> _Problem statement_
Isolate every line in the data with the string "LaTeX" and copy it.

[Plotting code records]

** begin **

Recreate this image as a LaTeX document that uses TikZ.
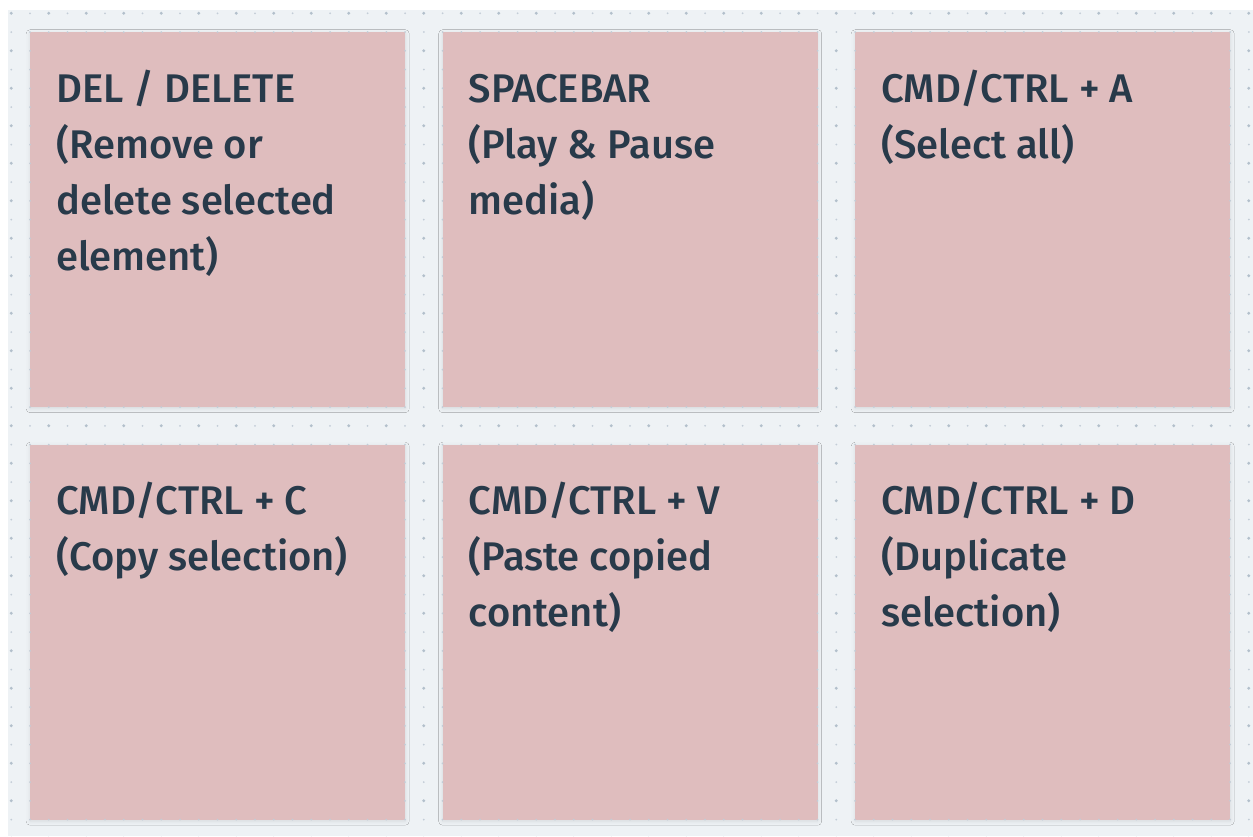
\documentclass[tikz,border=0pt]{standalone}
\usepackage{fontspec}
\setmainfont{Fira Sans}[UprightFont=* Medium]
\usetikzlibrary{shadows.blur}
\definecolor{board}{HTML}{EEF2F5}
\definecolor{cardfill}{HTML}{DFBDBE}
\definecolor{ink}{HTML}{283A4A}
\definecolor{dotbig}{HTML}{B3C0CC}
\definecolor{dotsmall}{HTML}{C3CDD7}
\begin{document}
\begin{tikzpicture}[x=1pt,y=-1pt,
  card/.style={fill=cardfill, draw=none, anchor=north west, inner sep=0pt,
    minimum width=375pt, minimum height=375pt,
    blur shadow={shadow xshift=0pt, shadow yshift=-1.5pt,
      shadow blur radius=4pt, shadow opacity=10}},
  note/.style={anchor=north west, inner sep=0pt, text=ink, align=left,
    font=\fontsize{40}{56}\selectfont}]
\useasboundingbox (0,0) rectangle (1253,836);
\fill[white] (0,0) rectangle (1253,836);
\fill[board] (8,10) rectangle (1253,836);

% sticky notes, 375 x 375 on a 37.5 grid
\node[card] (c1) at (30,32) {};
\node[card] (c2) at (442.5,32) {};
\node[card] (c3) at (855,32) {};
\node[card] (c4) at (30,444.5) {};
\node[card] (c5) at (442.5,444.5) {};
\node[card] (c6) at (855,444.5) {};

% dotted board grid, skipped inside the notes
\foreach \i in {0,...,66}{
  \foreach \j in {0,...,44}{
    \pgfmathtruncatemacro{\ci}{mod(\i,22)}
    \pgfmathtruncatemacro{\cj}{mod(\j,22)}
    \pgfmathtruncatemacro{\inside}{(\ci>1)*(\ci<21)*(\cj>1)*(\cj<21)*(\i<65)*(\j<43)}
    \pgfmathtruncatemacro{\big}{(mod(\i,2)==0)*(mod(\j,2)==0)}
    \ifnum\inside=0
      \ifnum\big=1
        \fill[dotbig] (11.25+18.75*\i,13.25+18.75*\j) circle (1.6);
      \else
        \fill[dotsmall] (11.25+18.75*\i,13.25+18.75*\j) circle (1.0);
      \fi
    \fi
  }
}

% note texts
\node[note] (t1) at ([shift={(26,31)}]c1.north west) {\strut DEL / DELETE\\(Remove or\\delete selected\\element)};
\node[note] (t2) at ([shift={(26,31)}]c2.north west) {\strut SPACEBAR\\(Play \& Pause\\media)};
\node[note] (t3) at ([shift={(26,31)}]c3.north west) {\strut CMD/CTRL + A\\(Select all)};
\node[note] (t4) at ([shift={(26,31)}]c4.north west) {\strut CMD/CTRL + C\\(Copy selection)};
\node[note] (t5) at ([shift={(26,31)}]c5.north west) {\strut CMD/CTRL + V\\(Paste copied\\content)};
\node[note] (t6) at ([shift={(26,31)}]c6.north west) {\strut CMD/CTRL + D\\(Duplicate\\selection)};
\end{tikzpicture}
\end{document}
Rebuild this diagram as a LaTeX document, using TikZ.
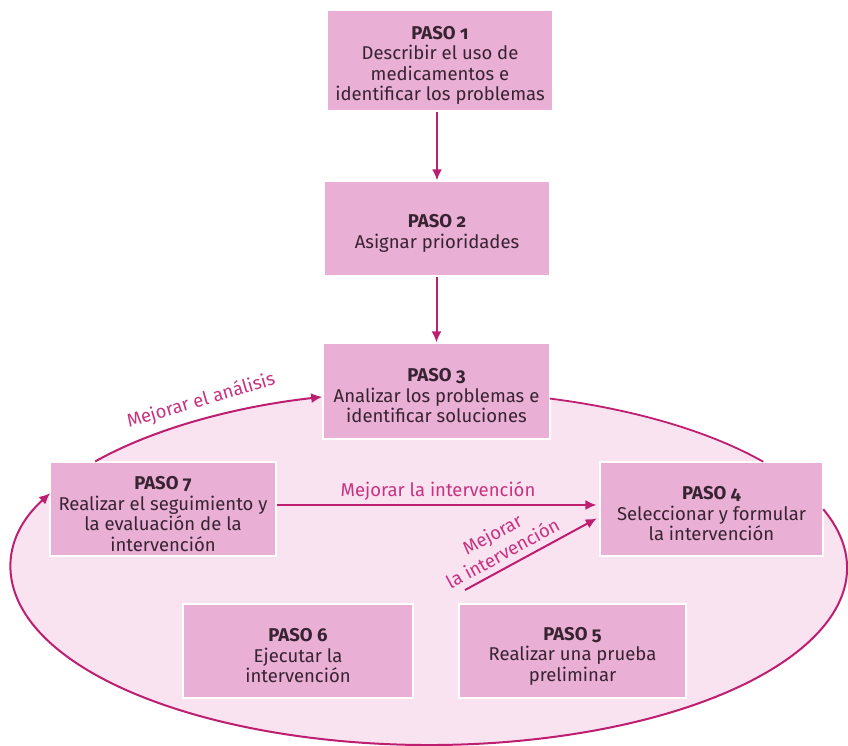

** end **

> _Answer to the task_
Recreate this image as a LaTeX document that uses TikZ.
Rebuild this diagram as a LaTeX document, using TikZ.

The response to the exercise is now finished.